March 14th in Seal Beach History

On this date, the Los Angeles Times ran a story on eighteen year old John L. Scott and the baby seal he adopted.

Earlier in March, John had been working in his hot dog stand when he noticed a shimmering shape in the surf. Assuming it was a fish, John, apparently an intrepid soul, charged into the surf to capture it. When he swam closer and heard plaintive bleats, John realized he was not tracking a fish, but was after a baby seal. He took the baby seal home and began nursing it by feeding it milk every two to three hours. John’s theory was that Pat’s mother had been shot by fishermen.

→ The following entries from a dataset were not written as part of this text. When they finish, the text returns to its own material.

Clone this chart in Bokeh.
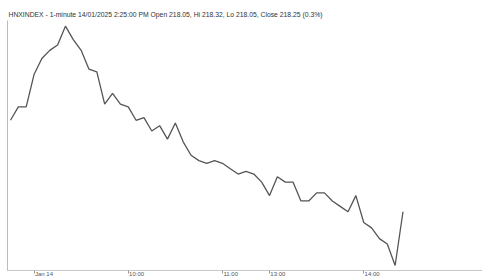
from bokeh.plotting import figure
from bokeh.models import FixedTicker, Range1d
from bokeh.embed import file_html
from bokeh.resources import INLINE

# 5-minute bars, HNXINDEX, 14 Jan 2025 (index = bar number)
bar_idx = list(range(51))
close = [218.59, 218.64, 218.64, 218.76, 218.82, 218.85, 218.87, 218.94, 218.89, 218.85,
         218.78, 218.77, 218.65, 218.69, 218.65, 218.64, 218.59, 218.60, 218.55, 218.57,
         218.52, 218.58, 218.51, 218.46, 218.44, 218.43, 218.44, 218.43, 218.41, 218.39,
         218.40, 218.39, 218.36, 218.31, 218.38, 218.36, 218.36, 218.29, 218.29, 218.32,
         218.32, 218.29, 218.27, 218.25, 218.31, 218.21, 218.19, 218.15, 218.13, 218.05,
         218.25]
tick_idx = [3, 15, 27, 33, 45]
tick_labels = ["Jan 14", "10:00", "11:00", "13:00", "14:00"]
title_text = ("HNXINDEX - 1-minute 14/01/2025 2:25:00 PM Open 218.05, Hi 218.32, "
              "Lo 218.05, Close 218.25 (0.3%)")

FONT = "Liberation Sans"
NB = "\u00a0"

p = figure(width=482, height=279, output_backend="svg", toolbar_location=None,
           x_range=Range1d(-0.38, 60.13), y_range=Range1d(218.0315, 218.961),
           title=title_text,
           min_border_left=7, min_border_right=0,
           min_border_top=20, min_border_bottom=8)
p.outline_line_color = None
p.xgrid.visible = False
p.ygrid.visible = False

p.title.text_font = FONT
p.title.text_font_size = "6.8px"
p.title.text_font_style = "normal"
p.title.text_color = "#333333"
p.title.align = "left"
p.title.offset = 1
p.title.standoff = 6

p.line(bar_idx, close, line_color="#555555", line_width=1.3)

# left border drawn by a bare y axis (no ticks, no labels)
ya = p.yaxis[0]
ya.ticker = FixedTicker(ticks=[])
ya.major_label_standoff = 0
ya.major_tick_out = 0
ya.major_tick_in = 0
ya.minor_tick_line_color = None
ya.major_tick_line_color = None
ya.axis_line_color = "#bbbbbb"

ax = p.xaxis[0]
ax.ticker = FixedTicker(ticks=tick_idx)
ax.minor_tick_line_color = None
ax.major_tick_out = 3
ax.major_tick_in = 0
ax.major_tick_line_color = "#999999"
ax.axis_line_color = "#c8c8c8"
ax.major_label_text_font = FONT
ax.major_label_text_font_size = "6px"
ax.major_label_text_color = "#555555"
ax.major_label_standoff = -3
# pad with non-breaking spaces so each label starts just right of its tick
ax.major_label_overrides = {t: NB * (len(l) * 2) + l for t, l in zip(tick_idx, tick_labels)}

open("out.html", "w").write(file_html(p, INLINE))
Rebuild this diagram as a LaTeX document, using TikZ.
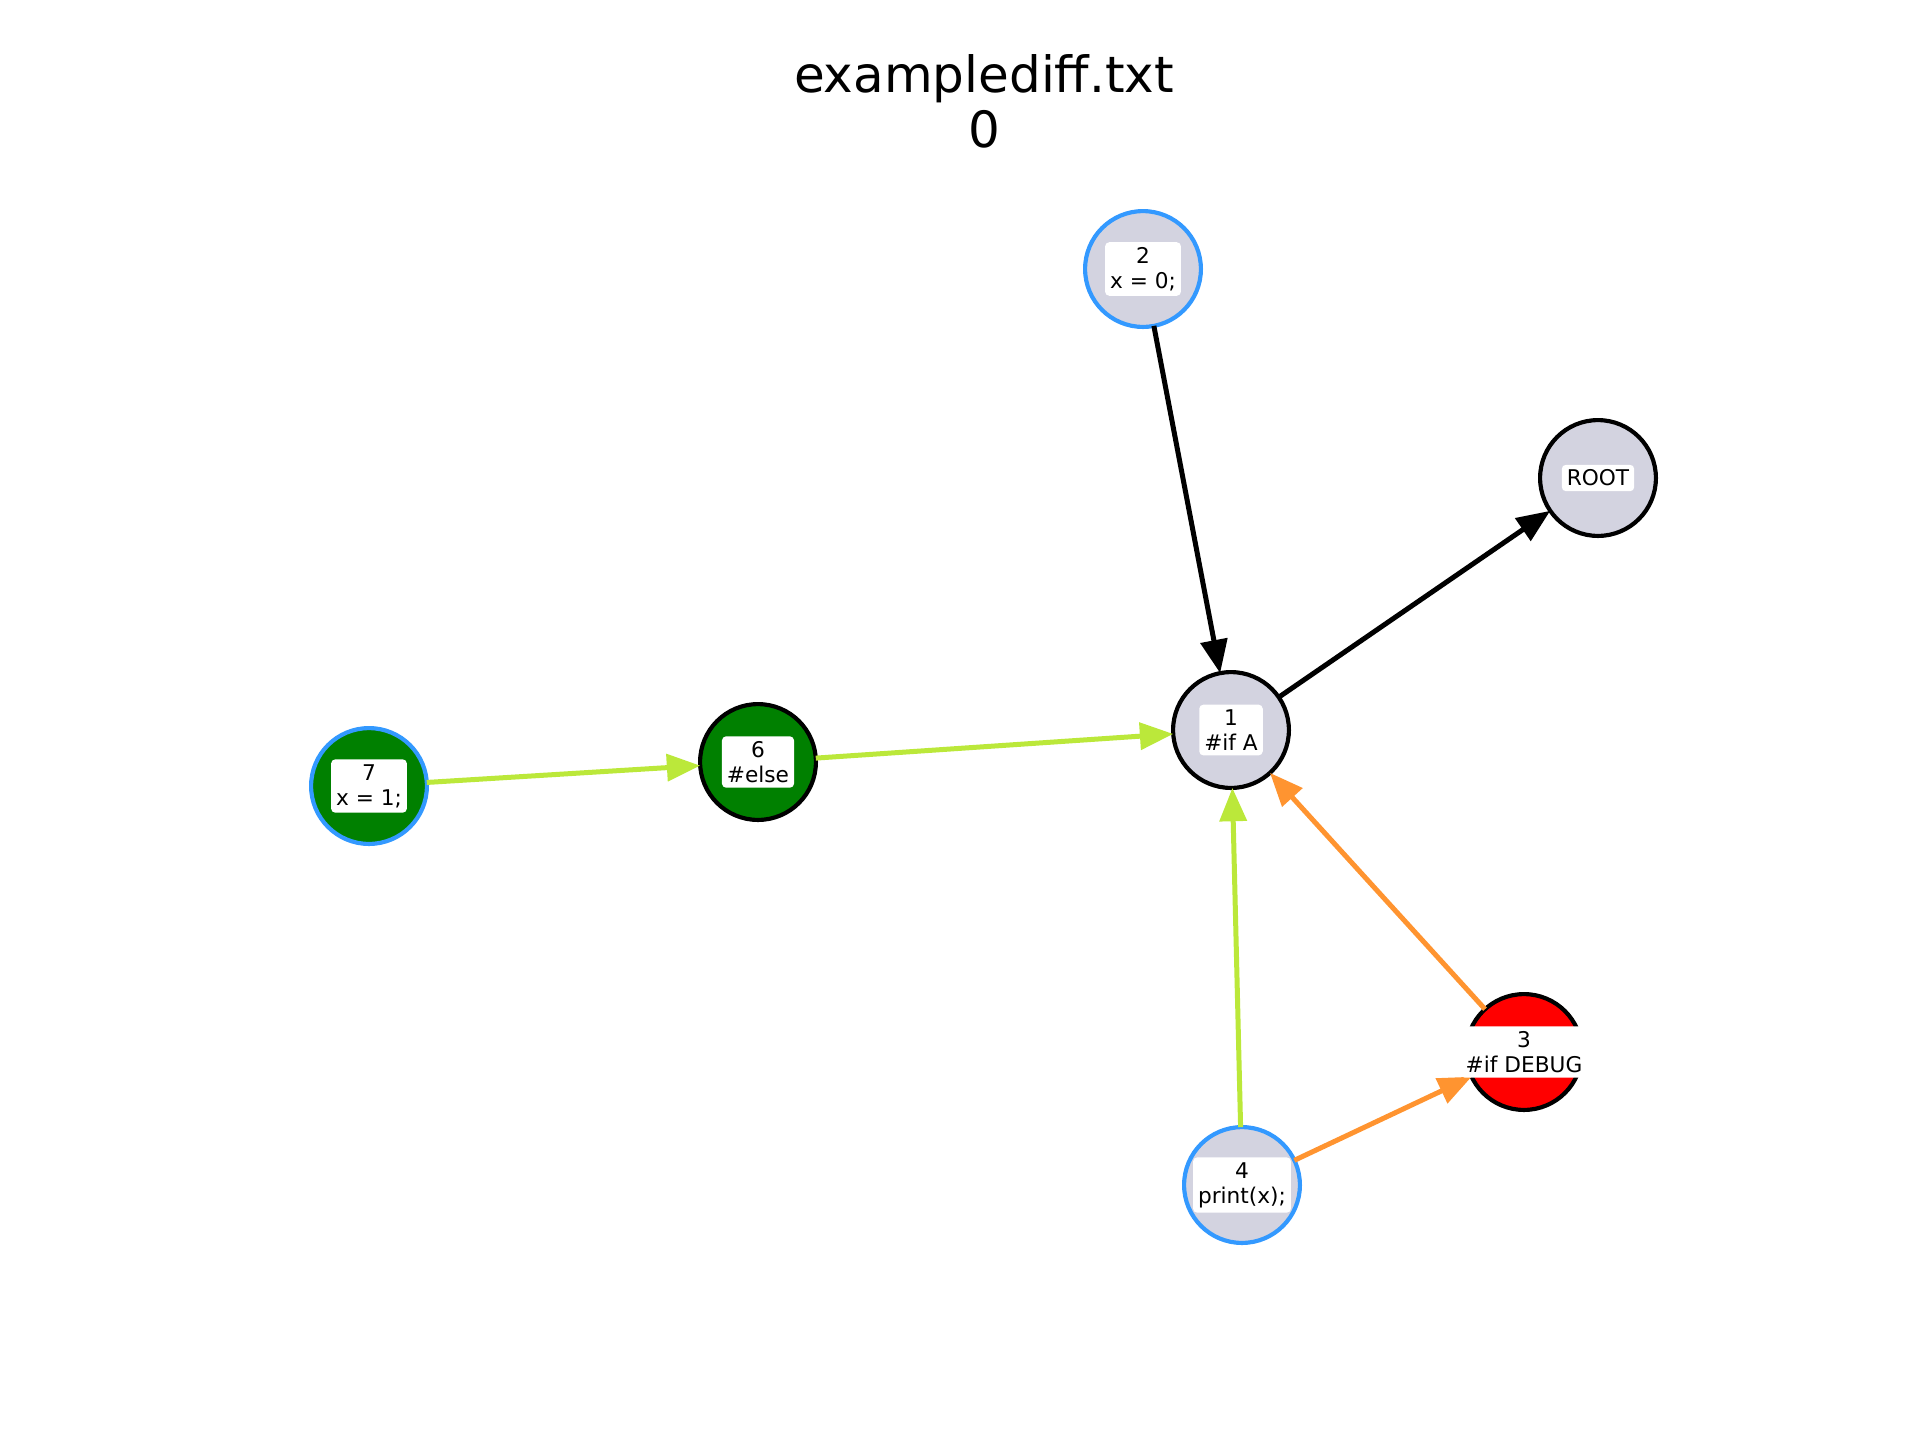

In the days that followed, “Pat” as John named him, would follow and play with his rescuer both on land and in the sea. Their antics attracted local attention and word-of-mouth publicity, and the Santa Ana Register sent a reporter to cover the the unlikely pair on March 5th. That story mentioned that Pat and John would swim together three times a day off Dolphin Avenue between 9 and 10 am, again between 1 and 3 pm, and finally between 4 and 5 pm before retiring to John’s home for the night.

Not to be outdone and knowing a good human (and marine mammal) interest story when they saw it, the editors sent a reporter and a photographer to Seal Beach. Neither the Register or Times saw fit to ask John’s mother or the rest of the family what they thought about his new pet.

It’s hard to tell from the photo, but it appears that Pat didn’t have ear flaps, which would make him a seal and not a pet seal lion as featured in this 1917 post.

There was also never a follow up story covering Pat’s eventual fate, but any marine biologist worth his or her salt water will tell you that adopting a seal or seal lion as a pet is not a good idea and will likely not end well for the critter. We can only hope that at some stage Pat moved on to have a full normal life in the ocean.

(Incidentally, John seemed to be prone to car accidents. When he was fourteen, John broke his leg in Naples when he was thrown from a reckless friend’s car when it overturned while passing another car. In 1933, John was behind the driver’s seat this time and narrowly escaped when the delivery truck he was driving was clipped by a Pacific Electric train at Electric Avenue and Seventeenth Street in Seal Beach. The truck spun around and was knocked 50 feet down the road.)